I formatori delle autoscuole ritengono che gli argomenti riguardanti la sicurezza stradale debbano obbligatoriamente essere svolti nelle autoscuole, altrimenti c’è il rischio che gli allievi si concentrino solo sul superamento dell’esame, ma non comprendano perché fare una cosa piuttosto che un’altra. Com’è la situazione della formazione a distanza in università? Siete soddisfatti?
«Cambia senz’altro il contesto, ma vi sono molte analogie tra quello che succede nelle scuole guida e nelle università. Un professore generalmente dedica grande sforzo ad aggiungere valore alla lezione, con una serie di esempi e di momenti di interazione che possano suscitare l’interesse dello studente e dunque favorire un apprendimento attivo e costruttivo. Inutile dire che la didattica a distanza, per esperienza, rende tutto ciò più difficile, non incentiva l’interazione e molto spesso induce lo studente a un atteggiamento passivo unicamente finalizzato ad apprendere le nozioni necessarie per superare l’esame.
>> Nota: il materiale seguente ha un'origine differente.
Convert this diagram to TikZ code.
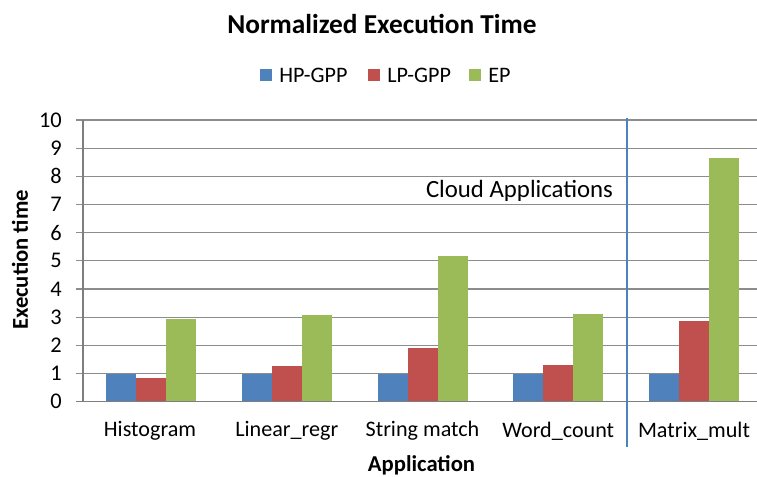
\documentclass[tikz,border=0pt]{standalone}
\usepackage{fontspec}
\setmainfont{Carlito}
\definecolor{hpc}{HTML}{4F81BD}
\definecolor{lpc}{HTML}{C0504D}
\definecolor{epc}{HTML}{9BBB59}
\definecolor{gridc}{HTML}{8C8C8C}
\begin{document}
\begin{tikzpicture}[x=0.75pt,y=-0.75pt,
  gridline/.style={draw=gridc, line width=0.9pt},
  axisline/.style={draw=gridc!90!black, line width=1pt},
  lbl/.style={font=\fontsize{16.6}{19}\selectfont, inner sep=0pt},
  ticklbl/.style={font=\fontsize{16.8}{19}\selectfont, inner sep=0pt, anchor=east},
  boldlbl/.style={font=\fontsize{17}{19}\selectfont\bfseries, inner sep=0pt},
  titlelbl/.style={font=\fontsize{20.5}{24}\selectfont\bfseries, inner sep=0pt},
  swatch/.style={inner sep=0pt, minimum size=9pt}]
\useasboundingbox (0,0) rectangle (757,477);
\fill[white] (0,0) rectangle (757,477);
% gridlines and ticks
\foreach \v in {1,...,10} {
  \draw[gridline] (76,{401.7-28.17*\v}) -- (757,{401.7-28.17*\v});
}
\foreach \v in {0,...,10} {
  \node[ticklbl] (t\v) at (62,{401.7-28.17*\v}) {\v};
}
% bars
\foreach \i/\a/\b/\c in {0/1/0.84/2.94, 1/1/1.27/3.08, 2/1/1.92/5.17, 3/1/1.31/3.12, 4/1/2.86/8.64} {
  \pgfmathsetmacro\xx{106+135.75*\i}
  \fill[hpc] (\xx,401.7) rectangle ++(30,{-28.17*\a});
  \fill[lpc] ({\xx+30},401.7) rectangle ++(30,{-28.17*\b});
  \fill[epc] ({\xx+60},401.7) rectangle ++(30,{-28.17*\c});
}
% axes
\draw[axisline] (83,120) -- (83,401.7);
\draw[axisline] (76,401.7) -- (757,401.7);
% separator
\draw[hpc, line width=1.2pt] (627,118) -- (627,447);
% category labels
\node[lbl] (c0) at (150,431) {Histogram};
\node[lbl] (c1) at (286.75,431) {Linear\_regr};
\node[lbl] (c2) at (422.5,431) {String match};
\node[lbl] (c3) at (558.25,431) {Word\_count};
\node[lbl] (c4) at (694,431) {Matrix\_mult};
\node[boldlbl] (xlab) at (421.5,465) {Application};
\node[boldlbl, rotate=90] (ylab) at (20,260) {Execution time};
\node[font=\fontsize{18.6}{21}\selectfont, inner sep=0pt] (cloud) at (519.5,191) {Cloud Applications};
% title
\node[titlelbl] (title) at (382,24) {Normalized Execution Time};
% legend
\node[swatch, fill=hpc] (s1) at (266,75) {};
\node[lbl, anchor=west] (l1) at (279,75) {HP-GPP};
\node[swatch, fill=lpc] (s2) at (374,75) {};
\node[lbl, anchor=west] (l2) at (387,75) {LP-GPP};
\node[swatch, fill=epc] (s3) at (475,75) {};
\node[lbl, anchor=west] (l3) at (488,75) {EP};
\end{tikzpicture}
\end{document}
Come d’altronde questo studio ha evidenziato».

Nel settore della formazione alla guida, non crede che si possano fare altri studi, per esempio sulla percezione dell’utilizzo degli Adas, i sistemi avanzati di assistenza alla guida, da parte di conducenti esperti o anziani?
«Assolutamente sì, di questo ne sono fermamente convinto. Recentemente siamo stati coinvolti in uno studio in cui abbiamo dimostrato che i conducenti alle prese per la prima volta con gli Adas sono apparentemente entusiasti e convinti che le loro prestazioni di guida ne beneficino, ma in realtà da un punto di vista mentale sono molto più impegnati e disattenti, poiché si concentrano maggiormente a controllare il cruscotto e il corretto funzionamento della strumentazione, un problema dovuto alla necessità di guadagnare “fiducia” nell’automazione, piuttosto che controllare la strada. Viviamo tempi in cui il ruolo dell’uomo sta cambiando radicalmente, l’automazione e la tecnologia stanno invadendo il nostro quotidiano, e dunque diventa cruciale studiare come favorire al meglio l’adattamento a questo nuovo contesto da parte dell’uomo».